An accountancy course is simple that.. a course at college! It's nothing at all to do with his reasons for making 'his own' budgeting decisions in my opinion. I simply can't get my head round it all.
We haven't recieved a final decision yet, however we have recieved the assessment report & wow! I am speechless, upset, angry and frustrated. It all lies all the way through. It has so much conflicting information it's unreal. Basically he has scored 2 points! The report states all the above and that he can manage medication or doesn't take any? How when I myself have to manage this for him? He scored 0- points. His medication are controlled drugs that's he's not capable of managing! He wouldn't take them, would take not enough or take too many! He can follow a familar or unfamilar journey? 0-points...how? He doesn't & won't go out alone? When asked what he would do if he became lost, he said he'd go dispare & panic, would phone mum? He would end up in a dangerous situation due to his anxiety levels. He told her he can't stand public transport ands will only travel in a car with a family member. I literally have to take him everywhere and make sure I'm there at least 10 mins before finish time to pick him up! To & from college etc. It says he can make a sandwich so scored 0 points for cooking and preparing a meal? He can't prepare a meal nor a sandwich himself. He would eat dried bread first or choose to not eat all all.

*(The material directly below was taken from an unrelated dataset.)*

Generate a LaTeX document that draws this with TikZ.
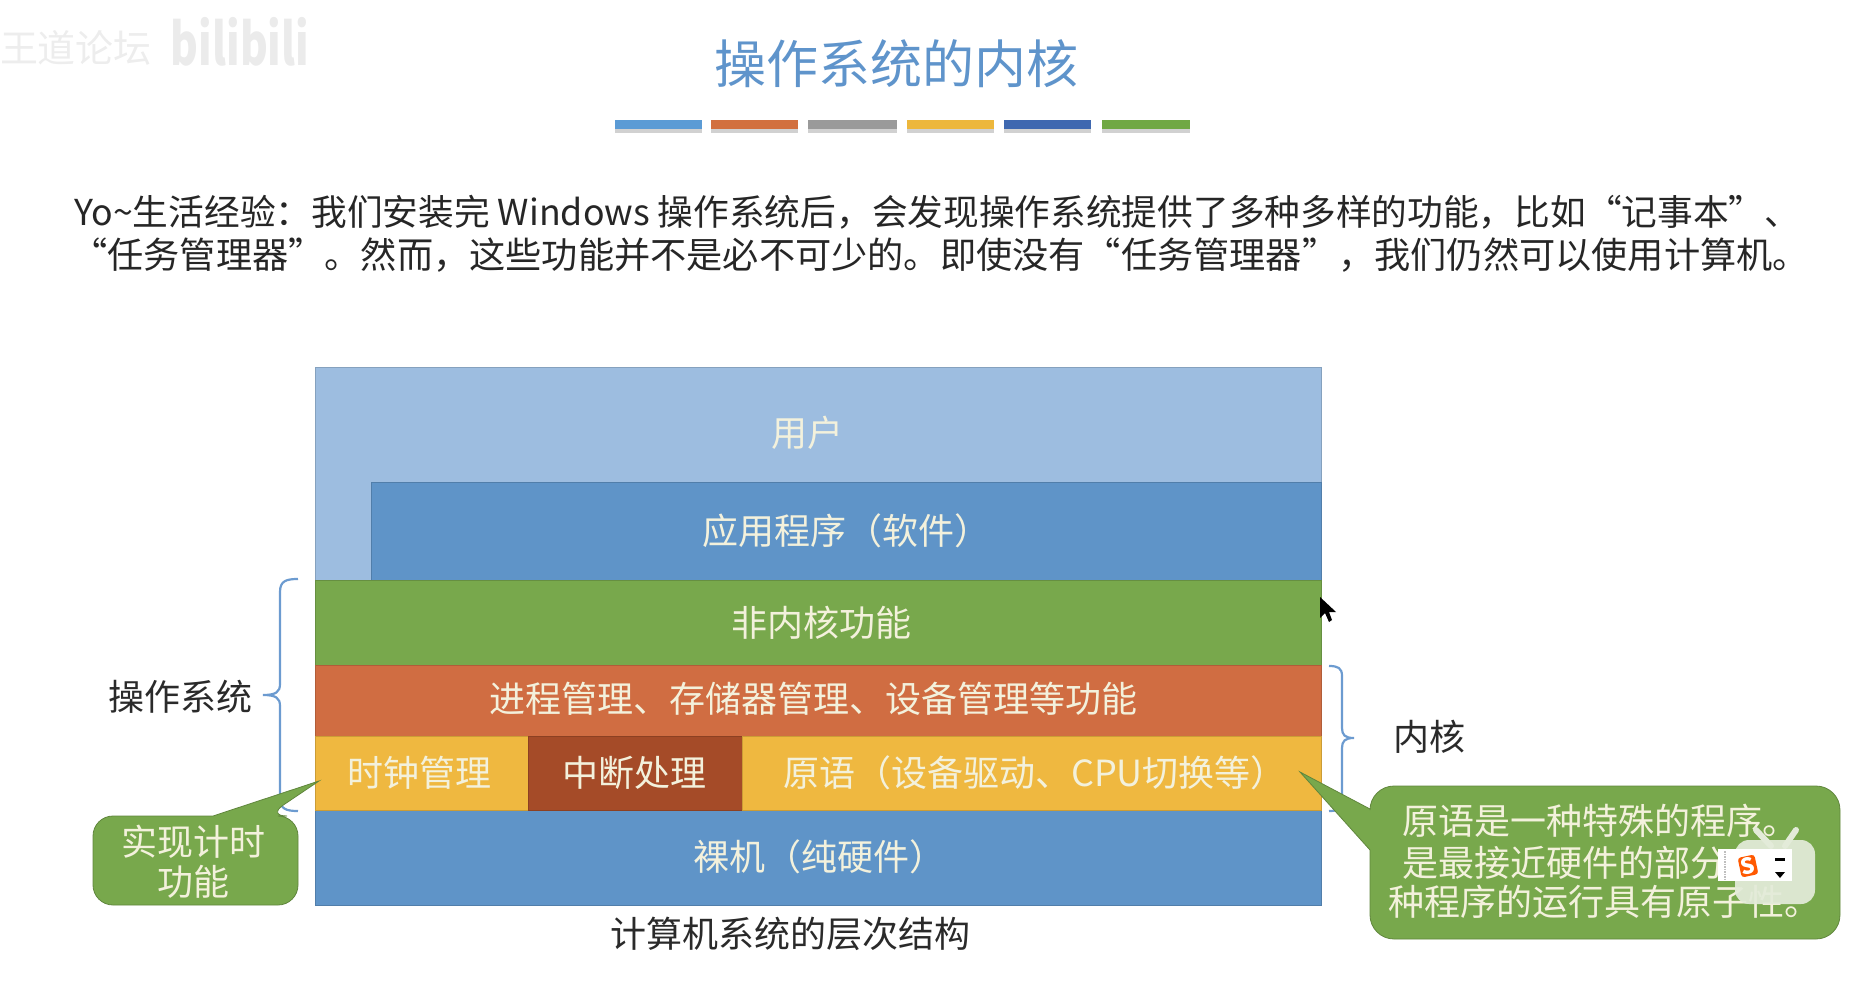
\documentclass[tikz,border=0pt]{standalone}
\usepackage{fontspec}
\setmainfont{Noto Sans CJK SC}
\usetikzlibrary{calc}
\definecolor{cuser}{HTML}{9DBDE0}
\definecolor{capp}{HTML}{5F94C8}
\definecolor{cgreen}{HTML}{78A84C}
\definecolor{corange}{HTML}{D06D42}
\definecolor{cyellow}{HTML}{EFB840}
\definecolor{cdark}{HTML}{A54B28}
\definecolor{ctitle}{HTML}{5F94CB}
\definecolor{cbrace}{HTML}{6C9BD0}
\definecolor{cink}{HTML}{2A2A2A}
\definecolor{csoft}{HTML}{F3F1DC}
\definecolor{cicon}{HTML}{E3EBD9}
\tikzset{
  layer/.style={draw=#1!85!black,line width=0.8pt,fill=#1,inner sep=0pt,minimum width=0pt},
  label/.style={inner sep=0pt,text=csoft,font=\fontsize{36}{42}\selectfont},
  dark/.style={inner sep=0pt,text=cink,font=\fontsize{36}{42}\selectfont},
  bodyline/.style={inner sep=0pt,anchor=west,text=black!85,font=\fontsize{#1}{42}\selectfont},
  bubble/.style={fill=cgreen,draw=cgreen!80!black,line width=0.8pt},
  bracepath/.style={draw=cbrace,line width=2.2pt}
}
\begin{document}
\begin{tikzpicture}[x=1pt,y=-1pt]
\useasboundingbox (0,0) rectangle (1861,992);
% watermark
\node[inner sep=0pt,text=black!7,font=\fontsize{38}{44}\selectfont] (wm1) at (76,48) {王道论坛};
\node[inner sep=0pt,text=black!8,xscale=0.73,font=\bfseries\fontsize{58}{60}\selectfont] (wm2) at (240,42) {bilibili};
% title
\node[inner sep=0pt,text=ctitle,font=\fontsize{52}{60}\selectfont] (title) at (896,64) {操作系统的内核};
% bars
\foreach \a/\b/\c in {615/702/5B9BD5,711/798/D2703F,808/897/9A9A9A,907/994/EDB73C,1004/1091/3F68B0,1102/1190/70A844}{
  \definecolor{tmpc}{HTML}{\c}
  \fill[black!18] (\a,124) rectangle (\b,133);
  \fill[tmpc] (\a,120) rectangle (\b,129);
}
% body
\node[bodyline=35.7] (l1) at (74,212) {Yo\textasciitilde 生活经验：我们安装完 Windows 操作系统后，会发现操作系统提供了多种多样的功能，比如“记事本”、};
\node[bodyline=36.2] (l2) at (71,255) {“任务管理器”。然而，这些功能并不是必不可少的。即使没有“任务管理器”，我们仍然可以使用计算机。};
% braces
\draw[bracepath] (298,579) .. controls (286,579) and (280,581) .. (280,592) -- (280,684) .. controls (280,692) and (276,695) .. (263,695) .. controls (276,695) and (280,698) .. (280,706) -- (280,798) .. controls (280,809) and (286,811) .. (298,811);
\draw[bracepath] (1329,666) .. controls (1338,666) and (1342,668) .. (1342,676) -- (1342,728) .. controls (1342,735) and (1345,738) .. (1354,738) .. controls (1345,738) and (1342,741) .. (1342,748) -- (1342,801) .. controls (1342,809) and (1338,811) .. (1329,811);
% layers
\node[layer=cuser,minimum width=1006pt,minimum height=213pt] (user) at (818,473.5) {};
\node[layer=capp,minimum width=950pt,minimum height=98pt] (app) at (846,531) {};
\node[layer=cgreen,minimum width=1006pt,minimum height=85pt] (nonkernel) at (818,622.5) {};
\node[layer=corange,minimum width=1006pt,minimum height=71pt] (proc) at (818,700.5) {};
\node[layer=capp,minimum width=1006pt,minimum height=95pt] (bare) at (818,857.5) {};
\node[layer=cyellow,minimum width=213pt,minimum height=74pt] (clock) at (421.5,773) {};
\node[layer=cdark,minimum width=214pt,minimum height=74pt] (intr) at (635,773) {};
\node[layer=cyellow,minimum width=579pt,minimum height=74pt] (prim) at (1031.5,773) {};
% layer labels
\node[label] (t1) at (807,433) {用户};
\node[label] (t2) at (846,531) {应用程序（软件）};
\node[label] (t3) at (821,623) {非内核功能};
\node[label] (t4) at (813,699) {进程管理、存储器管理、设备管理等功能};
\node[label] (t5) at (419,773) {时钟管理};
\node[label] (t6) at (634,773) {中断处理};
\node[label] (t7) at (1035,773) {原语（设备驱动、CPU切换等）};
\node[label] (t8) at (819,857) {裸机（纯硬件）};
\node[dark] (t9) at (790,934) {计算机系统的层次结构};
\node[dark] (t10) at (180,697) {操作系统};
\node[dark] (t11) at (1429,737) {内核};
% cursor
\fill[black] (1320,597) -- (1320,618) -- (1325,613) -- (1329,622) -- (1332,620) -- (1329,612) -- (1336,612) -- cycle;
% callouts
\draw[bubble] [rounded corners=20pt] (93,860) -- (93,905) -- (298,905) -- (298,816) -- (267,816) [sharp corners] -- (319,781) -- (213,816) [rounded corners=20pt] -- (93,816) -- cycle;
\node[label] (c1) at (193,842) {实现计时};
\node[label] (c2) at (193,882) {功能};
\draw[bubble] [rounded corners=24pt] (1370,890) -- (1370,939) -- (1840,939) -- (1840,786) -- (1370,786) [sharp corners] -- (1370,809) -- (1300,772) -- (1370,850) -- cycle;
\node[label] (r1) at (1600,821) {原语是一种特殊的程序。};
\node[label,anchor=west] (r2) at (1402,863) {是最接近硬件的部分};
\node[label] (r3) at (1604,902) {种程序的运行具有原子性。};
% overlay icons
\draw[line width=6pt,color=cicon,line cap=round] (1756,830) -- (1771,846) (1796,830) -- (1785,846);
\fill[cicon,opacity=0.93,rounded corners=14pt] (1735,840) rectangle (1815,904);
\fill[white] (1718,849) rectangle (1792,881);
\draw[black!25,densely dotted,line width=1.5pt] (1725,851) -- (1725,880);
\node[inner sep=1.5pt,rotate=12,fill=orange!70!red,rounded corners=3pt,text=white,font=\bfseries\fontsize{22}{24}\selectfont] (sg) at (1748,866) {S};
\fill[black] (1775,858) rectangle (1785,861);
\fill[black] (1775,872) -- (1785,872) -- (1780,878) -- cycle;
\end{tikzpicture}
\end{document}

The assessor wrote he looked clean, smartly dressed & well kemp. Yes he did I agree, because I'm the one who makes sure he is. He wouldn't be if it was his own choice! What am I suppose to do? Let his health and hygiene go to pot to gain points? Utter joke! She wrote in one paragraph he stared at the floor and didn't make any eye contact, poor rapport looked tense yet scored 0 point on engaging with others and communication? Washing/ dressings scored 0 points? But I have to make sure he washes, dresses, what he wears etc? Engaging with others face to face 2 points? He stared at the floor, answered with one word? I was present with him. He certainly wouldn't have been there if I wasn't with him let alone engage?
I showed the assessor his Cahms care plan from the week before, none of this is acknowledged on the report. This was from his Cahms appointment the week before his assessment. The plan implies he was suffering from high levels on anxiety reflected in increased ite ability/ aggression and repetitive behaviours possibly triggered by transition from school to college. It was noted it was not easy to engage in conversation. It was recommended for support in college to identify the best provision perhaps smaller groups, less socially challenging more nursing and less sensory overwhelming considering his needs, in particular relating to his asd and ADHD all this was ignored!
Really sorry for my long essay but I am at my wits end! Any help, thoughts or suggestions would be greatly appreciated. I am so shocked at this report. My son lives with me & day to life is so hard. Without the help and support from me and his family I really hate to think how he would manage.